The dispatch center is financed jointly by city and county governments. The city pays 66 percent. The county pays 34 percent.

Lawrence city commissioners already have agreed, unanimously, to pay $125,000 to cover the city’s share of new salaries. The county’s share would be $64,000, the number backed by all county department heads and included in the $44 million budget recommended by Craig Weinaug, county administrator.

But the support stopped there.

Jones said he couldn’t see hiring more than two new dispatchers, and that was only if the center cut its overtime spending in half. Jere McElhaney, commission chairman, said he could support hiring “maybe one” new dispatcher; Commissioner Bob Johnson said he would wait until this morning to make a decision, after hearing Denney make his case one more time.

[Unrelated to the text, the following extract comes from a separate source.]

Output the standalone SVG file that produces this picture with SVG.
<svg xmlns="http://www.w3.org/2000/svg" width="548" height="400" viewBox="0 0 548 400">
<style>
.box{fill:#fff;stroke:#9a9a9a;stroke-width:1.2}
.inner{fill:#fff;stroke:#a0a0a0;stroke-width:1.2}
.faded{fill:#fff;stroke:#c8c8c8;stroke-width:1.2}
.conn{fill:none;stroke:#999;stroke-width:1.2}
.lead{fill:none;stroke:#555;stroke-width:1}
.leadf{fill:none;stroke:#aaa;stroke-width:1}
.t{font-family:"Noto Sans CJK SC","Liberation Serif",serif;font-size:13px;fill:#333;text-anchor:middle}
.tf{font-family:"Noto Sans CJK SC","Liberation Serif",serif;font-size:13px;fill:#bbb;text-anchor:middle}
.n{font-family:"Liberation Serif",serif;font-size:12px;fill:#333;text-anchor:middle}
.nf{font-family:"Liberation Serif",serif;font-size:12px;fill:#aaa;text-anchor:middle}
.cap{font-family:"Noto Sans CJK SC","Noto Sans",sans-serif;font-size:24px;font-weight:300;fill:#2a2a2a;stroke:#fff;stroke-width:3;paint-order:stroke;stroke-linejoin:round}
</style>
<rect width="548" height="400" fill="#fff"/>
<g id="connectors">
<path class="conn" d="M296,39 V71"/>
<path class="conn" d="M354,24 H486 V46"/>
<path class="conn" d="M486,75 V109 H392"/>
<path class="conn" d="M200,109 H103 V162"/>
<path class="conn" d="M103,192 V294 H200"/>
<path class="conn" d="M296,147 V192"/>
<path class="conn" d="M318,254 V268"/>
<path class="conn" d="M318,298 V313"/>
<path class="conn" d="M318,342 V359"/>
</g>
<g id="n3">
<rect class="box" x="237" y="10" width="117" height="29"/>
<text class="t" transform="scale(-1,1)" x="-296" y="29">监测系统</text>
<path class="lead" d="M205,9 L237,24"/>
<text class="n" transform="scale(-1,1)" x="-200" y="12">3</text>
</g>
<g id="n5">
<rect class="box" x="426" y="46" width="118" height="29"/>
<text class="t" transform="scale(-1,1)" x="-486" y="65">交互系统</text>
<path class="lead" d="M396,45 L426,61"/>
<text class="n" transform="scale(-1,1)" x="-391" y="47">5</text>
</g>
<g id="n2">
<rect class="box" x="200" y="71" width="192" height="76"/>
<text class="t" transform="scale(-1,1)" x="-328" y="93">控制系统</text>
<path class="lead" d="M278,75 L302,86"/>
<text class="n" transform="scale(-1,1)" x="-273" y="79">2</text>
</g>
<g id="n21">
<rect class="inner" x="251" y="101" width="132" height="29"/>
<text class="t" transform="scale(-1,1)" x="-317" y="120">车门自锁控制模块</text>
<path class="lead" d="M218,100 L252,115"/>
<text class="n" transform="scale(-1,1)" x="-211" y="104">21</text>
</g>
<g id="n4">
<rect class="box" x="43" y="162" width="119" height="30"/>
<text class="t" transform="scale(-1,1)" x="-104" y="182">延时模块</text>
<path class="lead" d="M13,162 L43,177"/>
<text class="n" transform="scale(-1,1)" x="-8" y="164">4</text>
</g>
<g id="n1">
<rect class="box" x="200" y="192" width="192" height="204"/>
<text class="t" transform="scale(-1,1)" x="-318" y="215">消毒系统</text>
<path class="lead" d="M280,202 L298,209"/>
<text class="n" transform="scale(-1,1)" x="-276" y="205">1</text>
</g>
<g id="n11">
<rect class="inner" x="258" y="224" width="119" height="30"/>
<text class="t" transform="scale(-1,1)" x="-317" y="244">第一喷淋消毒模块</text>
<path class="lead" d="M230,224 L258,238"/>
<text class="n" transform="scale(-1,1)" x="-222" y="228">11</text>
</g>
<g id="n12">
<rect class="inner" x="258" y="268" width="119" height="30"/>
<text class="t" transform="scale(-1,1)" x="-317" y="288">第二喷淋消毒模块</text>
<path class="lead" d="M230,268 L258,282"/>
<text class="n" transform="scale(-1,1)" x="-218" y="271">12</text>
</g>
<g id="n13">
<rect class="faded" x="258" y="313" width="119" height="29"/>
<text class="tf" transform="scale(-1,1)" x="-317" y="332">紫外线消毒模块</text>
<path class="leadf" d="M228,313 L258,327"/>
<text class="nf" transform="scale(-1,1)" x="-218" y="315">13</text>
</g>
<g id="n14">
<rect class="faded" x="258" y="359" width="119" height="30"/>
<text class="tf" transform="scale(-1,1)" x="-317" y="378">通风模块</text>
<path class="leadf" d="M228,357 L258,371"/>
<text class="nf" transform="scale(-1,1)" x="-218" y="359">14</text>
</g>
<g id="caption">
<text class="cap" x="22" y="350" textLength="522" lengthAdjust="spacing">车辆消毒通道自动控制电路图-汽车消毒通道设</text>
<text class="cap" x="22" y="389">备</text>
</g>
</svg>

This morning’s budget hearing begins at 8:30 at the county courthouse, 1100 Mass.

County commissioners will determine the center’s hiring plans. If they decide against new hiring, the county would not bill the city for its share of the unused salaries, effectively settling the issue between the two governments.

“We’re really in the controlling seat on this,” Weinaug said.

The dispatch issue is the only one remaining before the county’s 2003 budget is settled.

Including the hiring of dispatchers, the owner of a $150,000 home would pay $480.93 in property taxes for the county’s budget, down 9 cents from this year’s $481.02. Cutting all six of the new dispatchers from next year’s budget would save the owner of a $150,000 home about 38 cents more.

No other county department can afford to hire six new employees, Jones said, and that means the dispatch center must present a convincing case if it indeed needs that much help.

“It’s my job to crunch the numbers,” he said after Monday’s hearing. “It’s my job to ask the tough questions.”